After Denver’s Game 3 win, former Nuggets guard Monte Morris made his way to the court to embrace his former teammates. Jokic reserved his biggest smile of the night for Morris, who was a casualty of the Kentavious Caldwell-Pope trade. The embrace was genuinely heartfelt. Morris’ presence was a testament to how Jokic’s teammates, current and former, feel about him. Jokic’s reaction was as wholesome as if Morris was still on the team.
“I played with Monte a long time,” Jokic said. “Then when Jamal got hurt, we had really good connection on the court, I was always good with him on the court. Even my family, he was always around. He’s a guy who I really like as a friend. Really funny guy. You can talk to him about anything.”

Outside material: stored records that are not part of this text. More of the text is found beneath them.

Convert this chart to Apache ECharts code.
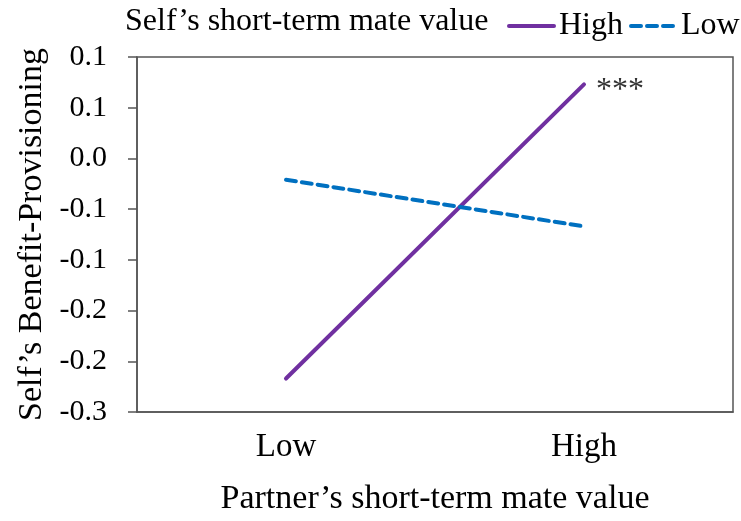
<!DOCTYPE html>
<html>
<head>
<meta charset="utf-8">
<script src="https://cdn.jsdelivr.net/npm/echarts@6/dist/echarts.min.js"></script>
<style>html,body{margin:0;padding:0;background:#fff}#c{width:741px;height:521px}</style>
</head>
<body>
<div id="c"></div>
<script>
var categories = ['Low', 'High'];
var highSeries = [-0.217, 0.073];
var lowSeries = [-0.021, -0.067];
var yMin = -0.25, yMax = 0.1, yInterval = 0.05;
var yTickLabels = ['-0.3', '-0.2', '-0.2', '-0.1', '-0.1', '0.0', '0.1', '0.1'];
var legendTitle = 'Self\u2019s short-term mate value';
var seriesNames = ['High', 'Low'];
var sigLabel = '***';

var font = 'Liberation Serif';
var chart = echarts.init(document.getElementById('c'));
chart.setOption({
  animation: false,
  backgroundColor: '#fff',
  textStyle: { fontFamily: font },
  title: {
    text: legendTitle, left: 120, top: 1,
    textStyle: { fontFamily: font, fontSize: 32, fontWeight: 'normal', color: '#000' }
  },
  legend: {
    data: seriesNames, left: 507, top: 10, padding: 0, orient: 'horizontal',
    itemWidth: 45, itemHeight: 14, itemGap: 6,
    itemStyle: { opacity: 0 },
    lineStyle: { width: 4 },
    textStyle: { fontFamily: font, fontSize: 32, color: '#000' }
  },
  grid: { left: 137, right: 8, top: 57, bottom: 103, show: true, borderColor: '#555', borderWidth: 1.5, backgroundColor: 'transparent' },
  xAxis: {
    type: 'category', data: categories, boundaryGap: true,
    axisLine: { onZero: false, lineStyle: { color: '#555', width: 1.5 } },
    axisTick: { show: false },
    axisLabel: { fontFamily: font, fontSize: 33, color: '#000', margin: 19 },
    name: 'Partner\u2019s short-term mate value', nameLocation: 'middle', nameGap: 70,
    nameTextStyle: { fontFamily: font, fontSize: 34, color: '#000' }
  },
  yAxis: {
    type: 'value', min: yMin, max: yMax, interval: yInterval,
    splitLine: { show: false },
    axisLine: { show: true, lineStyle: { color: '#555', width: 1.5 } },
    axisTick: { show: true, length: 9, lineStyle: { color: '#555', width: 1.5 } },
    axisLabel: {
      fontFamily: font, fontSize: 30, color: '#000', margin: 30,
      formatter: function (v) { return yTickLabels[Math.round((v - yMin) / yInterval)]; }
    },
    name: 'Self\u2019s Benefit-Provisioning', nameLocation: 'middle', nameGap: 87,
    nameTextStyle: { fontFamily: font, fontSize: 34, color: '#000' }
  },
  series: [
    {
      name: seriesNames[0], type: 'line', symbol: 'none',
      lineStyle: { color: '#7030A0', width: 4, cap: 'round' },
      itemStyle: { color: '#7030A0' },
      endLabel: { show: true, formatter: sigLabel, distance: 12, offset: [0, 6], fontFamily: font, fontSize: 32, color: '#333' },
      data: highSeries
    },
    {
      name: seriesNames[1], type: 'line', symbol: 'none',
      lineStyle: { color: '#0070C0', width: 4, type: [10, 6], cap: 'round' },
      itemStyle: { color: '#0070C0' },
      data: lowSeries
    }
  ]
});
</script>
</body>
</html>
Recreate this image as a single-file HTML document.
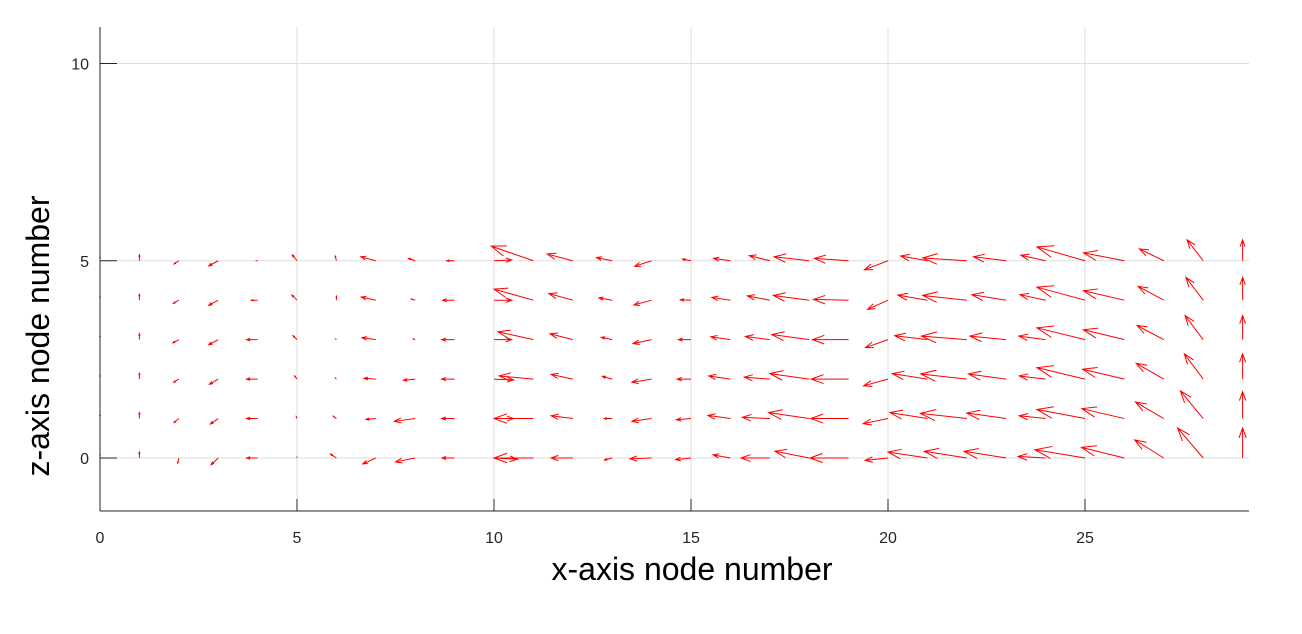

Morris was there in Game 3, for the same reason Gary Harris was there in Game 4. And for the same reason Jokic got texts from Jameer Nelson and Wilson Chandler, two of Jokic’s early veteran teammates. What the Nuggets built under former president Tim Connelly and current GM Calvin Booth was an organic culture of accountability and togetherness. Whether they’re still with the team or not, there’s a reason so many former players and front office members have relished this championship run. It’s because Jokic never once made it about him.
It was fitting then, that when a Serbian dance party in the Nuggets’ locker room raged into the bleary hours of Tuesday morning, Jokic remained behind the scenes, preferring to let others revel in their triumph.

During the off day in Miami between Games 3 and 4, Jokic was asked whether this stage amounted to the most important moment of his career.
Jokic’s response showed who he is at his core: unselfish, unassuming and humble.
“I mean, definitely it is because we have Jeff (Green), we have Ish (Smith), we have (DeAndre Jordan), who have been in the league a long time. Okay, Jeff one time was in the Finals. DJ played with a really good team, Ish played with a lot of good players, good teams, and they never made the Finals. It’s maybe now or never.”
In that moment, Jokic’s individual legacy was irrelevant. What mattered were his teammates and securing a ring for those who might never get another chance. It’s rare to have Jokic’s vision, but it’s even rarer to see one’s accomplishment beyond the scope of one’s self.
Jokic’s legacy is that he can do both.